As a former operator herself, Barney prefers developing a property from the ground up rather than taking over an acquisition as changing the processes and reacclimating the staff can take a considerable amount of time — sometimes up to one year.

“From that operations perspective, you build the team with a new building and you build your culture and your systems and your policies, and nobody comes and says, ‘Well that’s not the way we do it,’” she said on the panel.

Trilogy has also expanded into other service lines such as Synchrony Health Services. which includes the following brands under its umbrella: Synchrony Pharmacy, Synchrony Rehabilitation, Synchrony Wellness Pharmacy and Synchrony Lab.

The ancillary services business was originally created in 2019 to boost “clinical excellence” via Trilogy-owned pharmacy, therapy and other clinical services.

‘Thousands of culture officers’

Ultimately scaling business operations don’t happen at the level Trilogy has seen without buy-in of company culture.

For Barney, the biggest action item in her role as CEO is to maintain the culture. And that doesn’t come from hiring a single chief culture officer — she has thousands.

“So the biggest piece I think about is you can’t have one person leading the culture of the organization. … I can’t have one chief culture officer, I have thousands of culture officers and you do that by investing in training and education,” she said on the panel.

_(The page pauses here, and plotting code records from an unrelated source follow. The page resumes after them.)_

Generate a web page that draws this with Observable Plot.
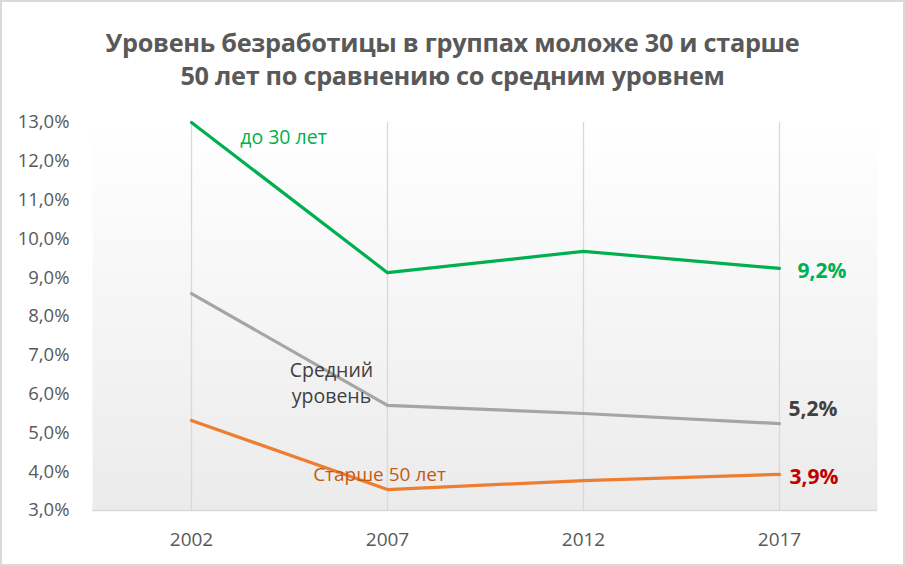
<!DOCTYPE html>
<html>
<head>
<meta charset="utf-8">
<script src="https://cdn.jsdelivr.net/npm/d3@7"></script>
<script src="https://cdn.jsdelivr.net/npm/@observablehq/plot@0.6"></script>
<style>
  html, body { margin: 0; padding: 0; background: #fff; }
  #wrap { position: relative; width: 905px; height: 566px; background: #fff; overflow: hidden; font-family: "Open Sans", sans-serif; }
  #title { position: absolute; left: 0; top: 26px; width: 905px; text-align: center; font-weight: bold; font-size: 25.3px; line-height: 33px; color: #595959; letter-spacing: -0.3px; }
  #chart { position: absolute; left: 0; top: 100px; }
  #border { position: absolute; left: 0; top: 0; width: 905px; height: 566px; box-sizing: border-box; border: 2px solid #d9d9d9; pointer-events: none; }
</style>
</head>
<body>
<div id="wrap">
  <div id="title">Уровень безработицы в группах моложе 30 и старше<br>50 лет по сравнению со средним уровнем</div>
  <div id="chart"></div>
  <div id="border"></div>
</div>
<script>
const years = ["2002", "2007", "2012", "2017"];
const seriesNames = ["до 30 лет", "Средний уровень", "Старше 50 лет"];
const young = [13.0, 9.13, 9.68, 9.24];
const average = [8.59, 5.71, 5.5, 5.24];
const older = [5.32, 3.54, 3.77, 3.93];
const yTicks = [3, 4, 5, 6, 7, 8, 9, 10, 11, 12, 13];

const lineColors = ["#00b050", "#a5a5a5", "#ed7d31"];
const endColors = ["#00b050", "#404040", "#c00000"];

const allValues = [young, average, older];
const rows = [];
seriesNames.forEach((s, i) => years.forEach((y, j) => rows.push({series: s, year: y, value: allValues[i][j]})));

const fmt = v => d3.format(".1f")(v).replace(".", ",") + "%";

const ends = seriesNames.map((s, i) => ({series: s, year: years[3], value: allValues[i][3], color: endColors[i]}));

// inline annotation anchors (data space)
const annYoung = [{year: "2002", value: 12.61, text: "до 30 лет"}];
const annAvg = [{year: "2007", value: 6.33, text: "Средний\nуровень"}];
const annOld = [{year: "2007", value: 3.93, text: "Старше 50 лет"}];

const plot = Plot.plot({
  width: 905,
  height: 466,
  marginLeft: 92,
  marginRight: 28,
  marginTop: 22,
  marginBottom: 56,
  style: {fontFamily: "Open Sans, sans-serif", background: "transparent", overflow: "visible"},
  x: {type: "point", domain: years, padding: 0.5, label: null, tickSize: 0},
  y: {domain: [3, 13], ticks: yTicks, tickFormat: fmt, label: null, tickSize: 0},
  marks: [
    Plot.frame({fill: "url(#bgGrad)", stroke: null}),
    Plot.ruleX(years, {stroke: "#d9d9d9", strokeWidth: 1.3}),
    Plot.ruleY([3], {stroke: "#d9d9d9", strokeWidth: 1.5}),
    Plot.axisY({ticks: yTicks, tickFormat: fmt, tickSize: 0, tickPadding: 23, fontSize: 18.5, fill: "#595959", label: null}),
    Plot.axisX({tickSize: 0, tickPadding: 22, fontSize: 19, fill: "#595959", label: null}),
    Plot.line(rows, {x: "year", y: "value", z: "series", stroke: d => lineColors[seriesNames.indexOf(d.series)], strokeWidth: 3.2, strokeLinejoin: "round"}),
    Plot.text(annYoung, {x: "year", y: "value", text: "text", dx: 92, fill: "#00b050", fontSize: 19.5}),
    Plot.text(annAvg, {x: "year", y: "value", text: "text", dx: -56, fill: "#404040", fontSize: 19.5, lineHeight: 1.35}),
    Plot.text(annOld, {x: "year", y: "value", text: "text", dx: -8, fill: "#c55a11", fontSize: 19}),
    Plot.text(ends, {x: "year", y: "value", text: d => fmt(d.value), fill: d => d.color, fontSize: 21, fontWeight: "bold", textAnchor: "start"})
  ]
});

// gradient defs
const svg = d3.select(plot);
const defs = svg.insert("defs", ":first-child");
const g = defs.append("linearGradient").attr("id", "bgGrad").attr("x1", 0).attr("y1", 0).attr("x2", 0).attr("y2", 1);
g.append("stop").attr("offset", "0%").attr("stop-color", "#ffffff");
g.append("stop").attr("offset", "100%").attr("stop-color", "#ebebeb");

document.getElementById("chart").appendChild(plot);

// offset end labels (per-series nudges)
const endOffsets = [[18, 3], [9, -14], [10, 3]];
const endTexts = svg.selectAll("g[aria-label='text']").filter((d, i, n) => i === 3).selectAll("text");
endTexts.each(function(d, i) {
  const t = d3.select(this);
  const tr = t.attr("transform") || "";
  t.attr("transform", tr + ` translate(${endOffsets[i][0]},${endOffsets[i][1]})`);
});
</script>
</body>
</html>
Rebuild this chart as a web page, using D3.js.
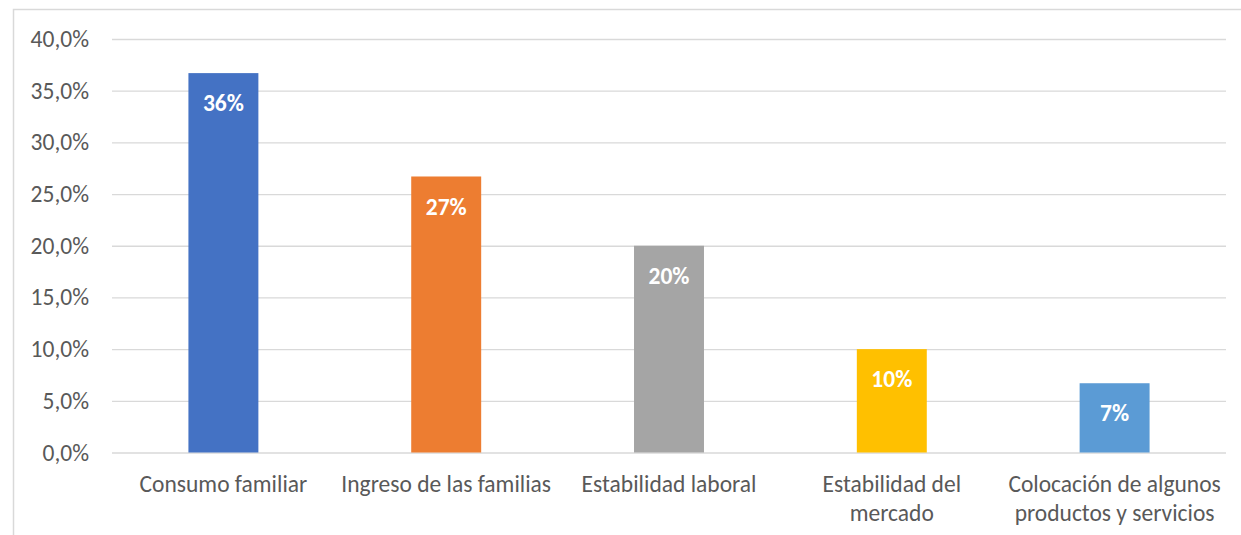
<!DOCTYPE html>
<html>
<head>
<meta charset="utf-8">
<script src="https://cdn.jsdelivr.net/npm/d3@7"></script>
<style>
  body { margin: 0; background: #fff; }
  svg { display: block; font-family: Carlito, Lato, "Liberation Sans", sans-serif; }
</style>
</head>
<body>
<script>
var categories = [
  ["Consumo familiar"],
  ["Ingreso de las familias"],
  ["Estabilidad laboral"],
  ["Estabilidad del", "mercado"],
  ["Colocación de algunos", "productos y servicios"]
];
var values = [36.7, 26.7, 20.0, 10.0, 6.7];
var valueLabels = ["36%", "27%", "20%", "10%", "7%"];
var colors = ["#4472c4", "#ed7d31", "#a5a5a5", "#ffc000", "#5b9bd5"];
var yTicks = [0, 5, 10, 15, 20, 25, 30, 35, 40];

var width = 1241, height = 535;
var margin = {top: 39, right: 15, bottom: 82.5, left: 112};
var fontSize = "23.5px";

var svg = d3.select("body").append("svg")
    .attr("width", width)
    .attr("height", height);

// chart frame
svg.append("path")
    .attr("d", "M13.5,535 V9.5 H1241")
    .attr("fill", "none")
    .attr("stroke", "#d9d9d9")
    .attr("stroke-width", 1.5);

var x = d3.scaleBand()
    .domain(d3.range(categories.length))
    .range([margin.left, width - margin.right])
    .paddingInner(0.686)
    .paddingOuter(0.343);

var y = d3.scaleLinear()
    .domain([0, 40])
    .range([height - margin.bottom, margin.top]);

// gridlines
var yAxis = d3.axisLeft(y)
    .tickValues(yTicks)
    .tickSize(-(width - margin.right - margin.left))
    .tickPadding(23)
    .tickFormat(function(d){ return d.toFixed(1).replace(".", ",") + "%"; });

var gy = svg.append("g")
    .attr("transform", "translate(" + margin.left + ",0)")
    .call(yAxis);
gy.select(".domain").remove();
gy.selectAll(".tick line").attr("stroke", "#d9d9d9").attr("stroke-width", 1.3);
gy.selectAll(".tick text")
    .attr("fill", "#595959")
    .attr("font-size", fontSize)
    .attr("font-family", "Carlito, Lato, 'Liberation Sans', sans-serif");

// bars
svg.selectAll(".bar")
    .data(values)
    .enter().append("rect")
    .attr("class", "bar")
    .attr("x", function(d, i){ return x(i); })
    .attr("y", function(d){ return y(d); })
    .attr("width", x.bandwidth())
    .attr("height", function(d){ return y(0) - y(d); })
    .attr("fill", function(d, i){ return colors[i]; });

// data labels
svg.selectAll(".vlabel")
    .data(values)
    .enter().append("text")
    .attr("class", "vlabel")
    .attr("x", function(d, i){ return x(i) + x.bandwidth() / 2; })
    .attr("y", function(d){ return y(d) + 30; })
    .attr("dy", "0.35em")
    .attr("text-anchor", "middle")
    .attr("fill", "#fff")
    .attr("font-weight", "bold")
    .attr("font-size", fontSize)
    .text(function(d, i){ return valueLabels[i]; });

// category labels
var cat = svg.selectAll(".cat")
    .data(categories)
    .enter().append("text")
    .attr("class", "cat")
    .attr("text-anchor", "middle")
    .attr("fill", "#595959")
    .attr("font-size", fontSize)
    .attr("x", function(d, i){ return x(i) + x.bandwidth() / 2; })
    .attr("y", y(0) + 31);

cat.selectAll("tspan")
    .data(function(d){ return d; })
    .enter().append("tspan")
    .attr("x", function(){ return this.parentNode.getAttribute("x"); })
    .attr("dy", function(d, i){ return i === 0 ? "0.35em" : "29px"; })
    .text(function(d){ return d; });
</script>
</body>
</html>
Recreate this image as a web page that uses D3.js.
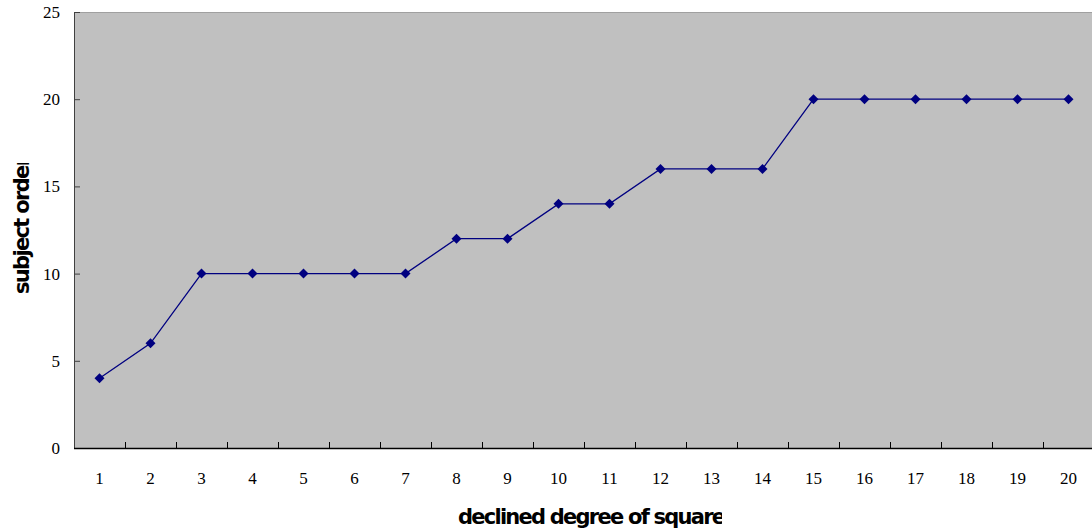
<!DOCTYPE html>
<html>
<head>
<meta charset="utf-8">
<script src="https://cdn.jsdelivr.net/npm/d3@7"></script>
<style>
  body { margin: 0; background: #fff; }
  svg { display: block; }
</style>
</head>
<body>
<div id="chart"></div>
<script>
// chart data
const degrees = [1, 2, 3, 4, 5, 6, 7, 8, 9, 10, 11, 12, 13, 14, 15, 16, 17, 18, 19, 20];
const subjectOrder = [4, 6, 10, 10, 10, 10, 10, 12, 12, 14, 14, 16, 16, 16, 20, 20, 20, 20, 20, 20];
const yTicks = [0, 5, 10, 15, 20, 25];

const margin = {top: 12, right: -2, bottom: 84, left: 74},
      width = 1092 - margin.left - margin.right,
      height = 532 - margin.top - margin.bottom;

const svg = d3.select("#chart")
  .append("svg")
    .attr("width", 1092)
    .attr("height", 532);

const g = svg.append("g")
    .attr("transform", `translate(${margin.left},${margin.top})`);

const x = d3.scaleBand()
    .domain(degrees)
    .range([0, width]);

const y = d3.scaleLinear()
    .domain([0, 25])
    .range([height, 0]);

// plot background
g.append("rect")
    .attr("width", width)
    .attr("height", height)
    .attr("fill", "#c0c0c0");

// top border
g.append("line")
    .attr("x1", 0).attr("x2", width)
    .attr("y1", 0.5).attr("y2", 0.5)
    .attr("stroke", "#a0a0a0");

// y axis, ticks pointing inward
const yAxis = g.append("g")
    .call(d3.axisRight(y).tickValues(yTicks).tickSize(6).tickFormat(""));
yAxis.select(".domain").attr("stroke", "#404040").attr("d", `M0.5,0V${height}`);
yAxis.selectAll(".tick line").attr("stroke", "#404040");

g.selectAll(".ylab")
  .data(yTicks)
  .join("text")
    .attr("class", "ylab")
    .attr("x", -14)
    .attr("y", d => y(d) + 6)
    .attr("text-anchor", "end")
    .style("font-family", "'Liberation Serif', 'Times New Roman', serif")
    .style("font-size", "17px")
    .text(d => d);

// x axis, ticks between categories pointing up
const xAxis = g.append("g")
    .attr("transform", `translate(0,${height})`);
xAxis.append("line")
    .attr("x1", 0).attr("x2", width)
    .attr("y1", 0.5).attr("y2", 0.5)
    .attr("stroke", "#000")
    .attr("stroke-width", 1.5);
xAxis.selectAll(".xtick")
  .data(degrees.slice(1))
  .join("line")
    .attr("class", "xtick")
    .attr("x1", d => Math.round(x(d)) + 0.5)
    .attr("x2", d => Math.round(x(d)) + 0.5)
    .attr("y1", 0).attr("y2", -6)
    .attr("stroke", "#000");
xAxis.selectAll(".xlab")
  .data(degrees)
  .join("text")
    .attr("class", "xlab")
    .attr("x", d => x(d) + x.bandwidth() / 2)
    .attr("y", 36)
    .attr("text-anchor", "middle")
    .style("font-family", "'Liberation Serif', 'Times New Roman', serif")
    .style("font-size", "17px")
    .text(d => d);

// line
const pts = degrees.map((d, i) => ({deg: d, val: subjectOrder[i]}));
g.append("path")
    .datum(pts)
    .attr("fill", "none")
    .attr("stroke", "#000080")
    .attr("stroke-width", 1.3)
    .attr("d", d3.line()
      .x(d => x(d.deg) + x.bandwidth() / 2)
      .y(d => y(d.val)));

// diamond markers
g.selectAll(".pt")
  .data(pts)
  .join("path")
    .attr("class", "pt")
    .attr("transform", d => `translate(${x(d.deg) + x.bandwidth() / 2},${y(d.val)})`)
    .attr("d", "M0,-5L5,0L0,5L-5,0Z")
    .attr("fill", "#000080");

// axis titles (clipped like the original text boxes)
svg.append("clipPath").attr("id", "xclip")
  .append("rect").attr("x", 440).attr("y", 495).attr("width", 282).attr("height", 37);
svg.append("clipPath").attr("id", "yclip")
  .append("rect").attr("x", 0).attr("y", 163).attr("width", 40).attr("height", 140);

svg.append("g")
    .attr("clip-path", "url(#xclip)")
  .append("text")
    .attr("x", 458)
    .attr("y", 524)
    .attr("textLength", 268)
    .attr("lengthAdjust", "spacing")
    .style("font-family", "'DejaVu Sans', Verdana, sans-serif")
    .style("font-weight", "bold")
    .style("font-size", "21px")
    .text("declined degree of square");

svg.append("g")
    .attr("clip-path", "url(#yclip)")
  .append("text")
    .attr("transform", "translate(29,294) rotate(-90)")
    .attr("textLength", 138)
    .attr("lengthAdjust", "spacing")
    .style("font-family", "'DejaVu Sans', Verdana, sans-serif")
    .style("font-weight", "bold")
    .style("font-size", "21px")
    .text("subject order");
</script>
</body>
</html>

Trilogy has focused closely on its training and education, both when it comes to clinical skills and other “soft skills.”

“In our business we put a lot of focus on training on the technical skills and competencies, especially from a skilled nursing side that we do, we have a lot of training on clinical competencies. But many organizations do not invest the resources into the soft skills, and those are those cultural components like servant leadership,” she added.